Mining rewards apply to proof-of-work miners. Validator rewards apply to proof-of-stake or similar systems where validators help produce and confirm blocks.

8. Can you lose rewards as a validator?

Yes. In some networks, downtime, misconfiguration, or dishonest behavior can reduce rewards or trigger slashing.

9. Is solo mining better than joining a mining pool?

Solo mining gives you the full reward if you find a block, but payouts are much less predictable. A mining pool offers smaller, steadier payouts.

10. Does a higher block reward mean a coin is more valuable?
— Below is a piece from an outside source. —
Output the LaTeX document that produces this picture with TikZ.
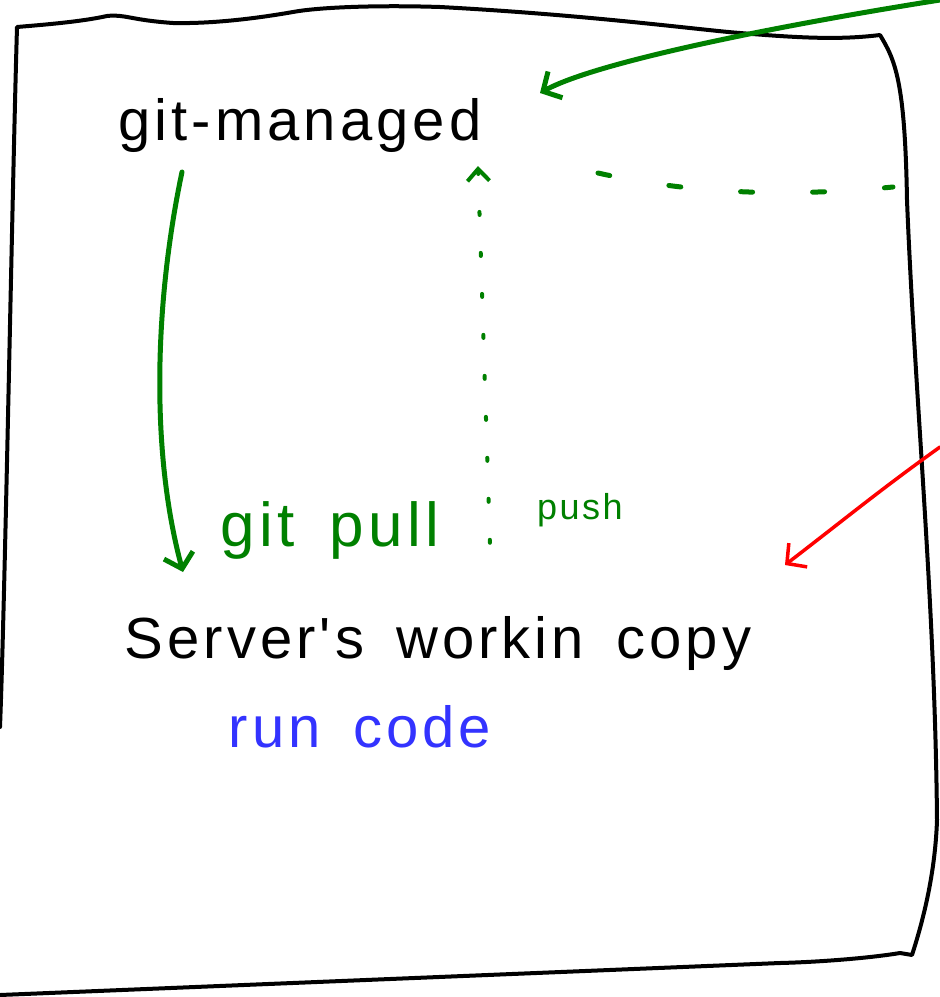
\documentclass[tikz,border=0pt]{standalone}
\usepackage{fontspec}
\setmainfont{Liberation Sans}
\newfontfamily\handfont[LetterSpace=7, WordSpace=1.6]{Liberation Sans}
\usetikzlibrary{arrows.meta}

\begin{document}
\begin{tikzpicture}[x=1pt, y=-1pt, line cap=round, line join=round,
		>={Straight Barb[length=14pt, width=30pt]},
		hand/.style={font=\handfont\fontsize{58}{58}\selectfont, inner sep=0pt}]
	\definecolor{gitgreen}{rgb}{0, 0.5, 0}
	\definecolor{runblue}{rgb}{0.2, 0.2, 1}
	\useasboundingbox (0,0) rectangle (940,997);

	% the server
	\draw[line width=4pt] (0,727) .. controls (5,600) and (12,200) .. (17,27)
		.. controls (40,25) and (80,22) .. (107,16) .. controls (125,14) and (130,20) .. (173,23)
		.. controls (220,24) and (270,16) .. (293,12) .. controls (320,7) and (380,5) .. (440,7)
		.. controls (590,15) and (700,30) .. (740,33) .. controls (800,38) and (840,40) .. (880,35)
		.. controls (895,60) and (905,80) .. (907,200) .. controls (915,400) and (935,600) .. (937,820)
		.. controls (935,880) and (920,930) .. (912,955) -- (900,953)
		.. controls (870,958) and (820,962) .. (780,963) -- (0,995);

	\node[hand] (managed) at (300,125) {git-managed};
	\node[hand] (working) at (438,643) {Server's workin copy};
	\node[hand, runblue] (run) at (360,727) {run code};
	\node[hand, gitgreen, font=\handfont\fontsize{62}{62}\selectfont] (pull) at (330,530) {git pull};
	\node[hand, gitgreen, font=\handfont\fontsize{36}{36}\selectfont] (push) at (580,510) {push};

	\coordinate (remote) at (940,0);
	\coordinate (arrive) at (540,93);
	\coordinate (pullfrom) at (182,172);
	\coordinate (pullto) at (183,572);
	\coordinate (pushfrom) at (490,545);
	\coordinate (pushto) at (478,166);
	\coordinate (dashfrom) at (598,173);
	\coordinate (dashto) at (893,187);
	\coordinate (staged) at (940,447);
	\coordinate (dropped) at (785,565);

	\begin{scope}[gitgreen, line width=5pt]
		\draw[->] (remote) .. controls (800,22) and (600,60) .. (arrive);
		\draw[->] (pullfrom) .. controls (155,300) and (150,450) .. (pullto);
		\draw[->, line width=4pt, dash pattern=on 3pt off 38pt, {Straight Barb[length=12pt, width=22pt]}-] (pushto) -- (pushfrom);
		\draw[dash pattern=on 12pt off 60pt] (dashfrom) .. controls (700,196) and (800,196) .. (dashto);
	\end{scope}
	\draw[red, line width=3.5pt, ->] (staged) .. controls (880,490) and (850,515) .. (dropped);
\end{tikzpicture}
\end{document}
No. Reward size alone does not determine value. You also need to consider inflation, demand, utility, security, and market conditions.

Key Takeaways

• A block reward is the protocol-defined payout for producing a valid block.
• In proof of work, the reward usually goes to a miner; in stake-based systems, the equivalent often goes to a validator or block producer.
• Block rewards often combine newly issued coins and transaction fees.
• Reward design directly affects network security, coin issuance, decentralization, and participant incentives.
• Mining difficulty, hardware, pool structure, and operational quality affect actual earnings.
• In validator systems, rewards may come with slashing risk for downtime or malicious behavior.
• A large reward does not guarantee profitability or investment quality.
• Always verify a chain’s current reward rules, fee handling, and penalty model with official documentation.